→ Instruction: Give a count of the lines below that have the string "matplotlib" in them, with no other words.

→ Recorded information:
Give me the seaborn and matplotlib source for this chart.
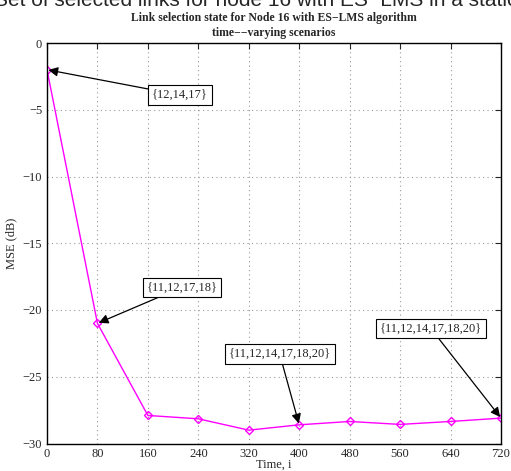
import matplotlib
matplotlib.use("Agg")
import matplotlib.pyplot as plt
import seaborn as sns
import pandas as pd

# MSE values
time_i = [0, 80, 160, 240, 320, 400, 480, 560, 640, 720]
mse_db = [-2.0, -21.0, -27.9, -28.15, -29.0, -28.6, -28.35, -28.57, -28.35, -28.1]

# annotations: label, target point, text position
ann_labels = ["{12,14,17}", "{11,12,17,18}", "{11,12,14,17,18,20}", "{11,12,14,17,18,20}"]
ann_targets = [(0, -2.0), (80, -21.0), (400, -28.6), (720, -28.1)]
ann_text_pos = [(211, -3.9), (214, -18.3), (369, -23.3), (609, -21.4)]

df = pd.DataFrame({"time": time_i, "mse": mse_db})

sns.set_style("white")
plt.rcParams['font.family'] = ['Liberation Serif', 'DejaVu Serif']

fig = plt.figure(figsize=(5.11, 4.71), dpi=100)
ax = fig.add_axes([47 / 511, 1 - 443.5 / 471, 454 / 511, 400.5 / 471])

sns.lineplot(data=df, x="time", y="mse", ax=ax, color="magenta", linewidth=1.0,
             marker="D", markersize=4.5, markerfacecolor="none",
             markeredgecolor="magenta", markeredgewidth=1.0)

ax.set_xlim(0, 720)
ax.set_ylim(-30, 0)
ax.set_xticks(time_i)
ax.set_yticks([0, -5, -10, -15, -20, -25, -30])
ax.set_yticklabels(["0", "\u22125", "\u221210", "\u221215", "\u221220", "\u221225", "\u221230"])
ax.tick_params(direction="in", top=True, right=True, labelsize=9, length=4, width=0.8)
ax.grid(True, linestyle=(0, (1, 3)), color="#999999", linewidth=0.8)
for s in ax.spines.values():
    s.set_linewidth(1.0)
    s.set_color("black")

ax.set_xlabel("Time, i", fontsize=9, labelpad=-1)
ax.set_ylabel("MSE (dB)", fontsize=9, labelpad=4)
ax.set_title("Link selection state for Node 16 with ES\u2212LMS algorithm\ntime\u2212\u2212varying scenarios",
             fontsize=8.5, fontweight="bold", pad=5, linespacing=1.3)

for lab, tgt, pos in zip(ann_labels, ann_targets, ann_text_pos):
    ax.annotate(lab, xy=tgt, xytext=pos, fontsize=9, ha="center", va="center",
                bbox=dict(boxstyle="square,pad=0.3", fc="white", ec="black", lw=0.8),
                arrowprops=dict(arrowstyle="-|>", color="black", lw=0.9,
                                mutation_scale=14, shrinkA=0, shrinkB=1))

# clipped residual heading at the very top
fig.text(-0.012, 1.0, "Set of selected links for node 16 with ES\u2212LMS in a stationary scenario",
         fontsize=15, ha="left", va="center", family=["Liberation Sans", "DejaVu Sans"])

fig.savefig("out.png", dpi=100)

→ Complete answer: 4